*WHAT TO PRODUCE*
Retype nothing but the lines from the start of the material up to and including the line with "const yTickLabels = ['0', '1', '2', '3', '4'];". Pictures don't belong in the copy.

○ ○ ○ ○ ○

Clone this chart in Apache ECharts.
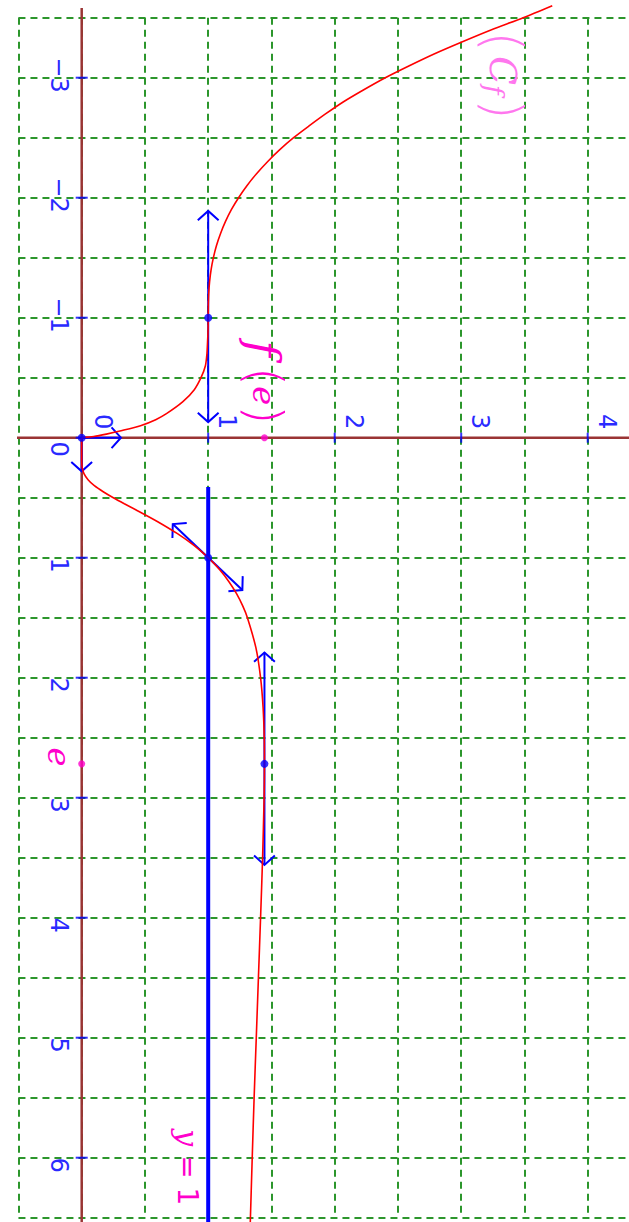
<!DOCTYPE html>
<html><head><meta charset="utf-8">
<script src="https://cdn.jsdelivr.net/npm/echarts@6/dist/echarts.min.js"></script>
<style>html,body{margin:0;padding:0;background:#fff;overflow:hidden}
#wrap{width:629px;height:1222px;overflow:hidden;position:relative}
#c{width:660px;height:1222px}</style>
</head><body><div id="wrap"><div id="c"></div></div>
<script>
// The figure is rotated 90° clockwise: math x runs down the page, math y = f(x) runs to the right.
// Points are given as [x, f(x)].
const xTicks = [-3, -2, -1, 0, 1, 2, 3, 4, 5, 6];
const xTickLabels = ['−3', '−2', '−1', '0', '1', '2', '3', '4', '5', '6'];
const yTicks = [0, 1, 2, 3, 4];
const yTickLabels = ['0', '1', '2', '3', '4'];

const curveLeft = [
  [-3.6, 3.72], [-3.5, 3.49], [-3.4, 3.24], [-3.3, 3.01], [-3.2, 2.79], [-3.1, 2.59], [-3.0, 2.40],
  [-2.9, 2.23], [-2.8, 2.07], [-2.7, 1.93], [-2.6, 1.80], [-2.5, 1.675], [-2.4, 1.566], [-2.3, 1.469],
  [-2.2, 1.382], [-2.1, 1.306], [-2.0, 1.24], [-1.9, 1.183], [-1.8, 1.136], [-1.7, 1.097], [-1.6, 1.065],
  [-1.5, 1.041], [-1.4, 1.023], [-1.3, 1.011], [-1.2, 1.004], [-1.1, 1.001], [-1.0, 1.0], [-0.9, 0.999],
  [-0.8, 0.995], [-0.7, 0.99], [-0.6, 0.978], [-0.5, 0.943], [-0.4, 0.89], [-0.3, 0.80], [-0.2, 0.67],
  [-0.15, 0.585], [-0.1, 0.465], [-0.06, 0.32], [-0.03, 0.195], [-0.01, 0.095], [0, 0]
];
const curveRight = [
  [0, 0], [0.1, 0], [0.2, 0.0003], [0.25, 0.004], [0.3, 0.018], [0.35, 0.05], [0.4, 0.10],
  [0.45, 0.17], [0.5, 0.25], [0.55, 0.337], [0.6, 0.427], [0.7, 0.601], [0.8, 0.757], [0.9, 0.890], [1.0, 1.0],
  [1.1, 1.091], [1.2, 1.164], [1.3, 1.224], [1.4, 1.272], [1.5, 1.310], [1.75, 1.377], [2.0, 1.414],
  [2.25, 1.434], [2.5, 1.443], [2.718, 1.4447], [3.0, 1.442], [3.5, 1.430], [4.0, 1.414], [4.5, 1.397],
  [5.0, 1.380], [5.5, 1.363], [6.0, 1.348], [6.6, 1.331]
];

const tangentAtMinus1 = [[-1.89, 1], [-0.13, 1]];
const tangentAt1 = [[0.72, 0.72], [1.27, 1.27]];
const tangentAtE = [[1.79, 1.4447], [3.56, 1.4447]];
const halfTangentLeft0 = [[0, 0], [0, 0.31]];
const halfTangentRight0 = [[0, 0], [0.28, 0]];
const asymptote = [[0.41, 1], [6.6, 1]];
const bluePoints = [[0, 0], [-1, 1], [1, 1], [2.718, 1.4447]];
const pinkPoints = [[2.718, 0], [0, 1.4447]];

const BLUE = '#0000ff', LBLUE = '#2a2aff', RED = '#ff0000', BROWN = '#9a3434', GREEN = '#2c962c', PINK = '#ff00cc';
const C = p => [p[1], p[0]]; // [x, f] -> chart [horizontal, vertical]

function arrowHead(tip, from) {
  const dx = tip[0] - from[0], dy = tip[1] - from[1];
  const len = Math.hypot(dx, dy) || 1;
  const ux = -dx / len, uy = -dy / len, L = 14, t = 48 * Math.PI / 180;
  const c = Math.cos(t), s = Math.sin(t);
  const r1 = [ux * c - uy * s, ux * s + uy * c], r2 = [ux * c + uy * s, -ux * s + uy * c];
  return { type: 'polyline', shape: { points: [[tip[0] + L * r1[0], tip[1] + L * r1[1]], tip, [tip[0] + L * r2[0], tip[1] + L * r2[1]]] },
    style: { stroke: BLUE, lineWidth: 2, fill: null } };
}

const segs = [
  [tangentAtMinus1, 1, 1], [tangentAt1, 1, 1], [tangentAtE, 1, 1],
  [halfTangentLeft0, 0, 1], [halfTangentRight0, 0, 1]
].map(([s, a, b]) => [s[0][1], s[0][0], s[1][1], s[1][0], a, b]);

const annotations = [
  { at: [-3.02, 3.33], rich: '{p|(}{c|C}{s|f}{p|)}', color: '#ff77ee' },
  { at: [-0.46, 1.44], rich: '{f|f}{q|(}{e|e}{q|)}', color: PINK },
  { at: [2.66, -0.18], rich: '{e|e}', color: PINK },
  { at: [6.08, 0.84], rich: '{y|y}{n| = 1}', color: PINK }
];
const richStyles = color => ({
  p: { fontSize: 54, fontFamily: 'DejaVu Sans', fontWeight: 200, fill: color },
  c: { fontSize: 38, fontFamily: 'DejaVu Serif', fontStyle: 'italic', fill: color, padding: [0, 0, 0, 4] },
  s: { fontSize: 26, fontFamily: 'DejaVu Serif', fontStyle: 'italic', fill: color, padding: [18, 4, 0, 0] },
  f: { fontSize: 44, fontFamily: 'DejaVu Serif', fontStyle: 'italic', fill: color, padding: [0, 10, 0, 0] },
  q: { fontSize: 50, fontFamily: 'DejaVu Sans', fontWeight: 200, fill: color },
  e: { fontSize: 32, fontFamily: 'DejaVu Serif', fontStyle: 'italic', fill: color },
  y: { fontSize: 30, fontFamily: 'DejaVu Serif', fontStyle: 'italic', fill: color },
  n: { fontSize: 28, fontFamily: 'DejaVu Sans', fill: color }
});

const ROT = -Math.PI / 2;
const chart = echarts.init(document.getElementById('c'), null, { renderer: 'svg', width: 660, height: 1222 });

const hiddenAxis = {
  axisLine: { show: false }, axisTick: { show: false }, axisLabel: { show: false },
  splitLine: { show: true, lineStyle: { color: GREEN, width: 2, type: [7, 5] } }
};

chart.setOption({
  animation: false,
  backgroundColor: '#ffffff',
  grid: { left: 18.45, right: 9.05, top: 17.7, bottom: 4.3 },
  xAxis: Object.assign({ type: 'value', min: -0.5, max: 4.5, interval: 0.5 }, hiddenAxis),
  yAxis: Object.assign({ type: 'value', inverse: true, min: -3.5, max: 6.5, interval: 0.5 }, hiddenAxis),
  series: [
    { type: 'line', data: [[0, -3.58], [0, 6.7]], symbol: 'none', clip: false, silent: true,
      lineStyle: { color: BROWN, width: 2.5 }, z: 2 },
    { type: 'line', data: [[-0.56, 0], [4.6, 0]], symbol: 'none', clip: false, silent: true,
      lineStyle: { color: BROWN, width: 2.5 }, z: 2 },
    { type: 'scatter', data: xTicks.map(v => [0, v]), symbol: 'rect', symbolSize: [12, 2],
      itemStyle: { color: BLUE }, z: 3 },
    { type: 'scatter', data: yTicks.filter(v => v !== 0).map(v => [v, 0]), symbol: 'rect', symbolSize: [2, 10],
      itemStyle: { color: BLUE }, z: 3 },
    { type: 'line', data: asymptote.map(C), symbol: 'none', clip: false,
      lineStyle: { color: BLUE, width: 4 }, z: 4 },
    { type: 'custom', data: segs, clip: false, z: 5,
      renderItem: (params, api) => {
        const a = api.coord([api.value(0), api.value(1)]);
        const b = api.coord([api.value(2), api.value(3)]);
        const ch = [{ type: 'line', shape: { x1: a[0], y1: a[1], x2: b[0], y2: b[1] }, style: { stroke: BLUE, lineWidth: 2 } }];
        if (api.value(4)) ch.push(arrowHead(a, b));
        if (api.value(5)) ch.push(arrowHead(b, a));
        return { type: 'group', children: ch };
      } },
    { type: 'line', data: curveLeft.map(C), symbol: 'none', clip: false, smooth: 0.25,
      lineStyle: { color: RED, width: 1.6 }, z: 6 },
    { type: 'line', data: curveRight.map(C), symbol: 'none', clip: false, smooth: 0.25,
      lineStyle: { color: RED, width: 1.6 }, z: 6 },
    { type: 'scatter', data: bluePoints.map(C), symbolSize: 8, itemStyle: { color: BLUE }, z: 7 },
    { type: 'scatter', data: pinkPoints.map(C), symbolSize: 7, itemStyle: { color: PINK }, z: 7 },
    // x tick labels
    { type: 'custom', data: xTicks.map(v => [0, v]), clip: false, z: 8,
      renderItem: (params, api) => {
        const v = api.value(1), p = api.coord([0, v]);
        return { type: 'text', x: p[0] - 23, y: p[1] + (v === 0 ? 19 : 15), rotation: ROT,
          style: { text: xTickLabels[params.dataIndex], fill: LBLUE, fontSize: 24, fontFamily: 'DejaVu Sans',
            align: 'right', verticalAlign: 'middle' } };
      } },
    // y tick labels
    { type: 'custom', data: yTicks.map(v => [v, 0]), clip: false, z: 8,
      renderItem: (params, api) => {
        const v = api.value(0), p = api.coord([v, 0]);
        return { type: 'text', x: p[0] + (v === 0 ? 21 : 19), y: p[1] - 16, rotation: ROT,
          style: { text: yTickLabels[params.dataIndex], fill: LBLUE, fontSize: 24, fontFamily: 'DejaVu Sans',
            align: 'center', verticalAlign: 'middle' } };
      } },
    // pink annotations
    { type: 'custom', data: annotations.map(a => C(a.at)), clip: false, z: 8,
      renderItem: (params, api) => {
        const a = annotations[params.dataIndex];
        const p = api.coord([api.value(0), api.value(1)]);
        return { type: 'text', x: p[0], y: p[1], rotation: ROT,
          style: { text: a.rich, rich: richStyles(a.color), fill: a.color, align: 'center', verticalAlign: 'middle' } };
      } }
  ]
});
</script></body></html>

○ ○ ○ ○ ○

*SOLUTION*
Clone this chart in Apache ECharts.
<!DOCTYPE html>
<html><head><meta charset="utf-8">
<script src="https://cdn.jsdelivr.net/npm/echarts@6/dist/echarts.min.js"></script>
<style>html,body{margin:0;padding:0;background:#fff;overflow:hidden}
#wrap{width:629px;height:1222px;overflow:hidden;position:relative}
#c{width:660px;height:1222px}</style>
</head><body><div id="wrap"><div id="c"></div></div>
<script>
// The figure is rotated 90° clockwise: math x runs down the page, math y = f(x) runs to the right.
// Points are given as [x, f(x)].
const xTicks = [-3, -2, -1, 0, 1, 2, 3, 4, 5, 6];
const xTickLabels = ['−3', '−2', '−1', '0', '1', '2', '3', '4', '5', '6'];
const yTicks = [0, 1, 2, 3, 4];
const yTickLabels = ['0', '1', '2', '3', '4'];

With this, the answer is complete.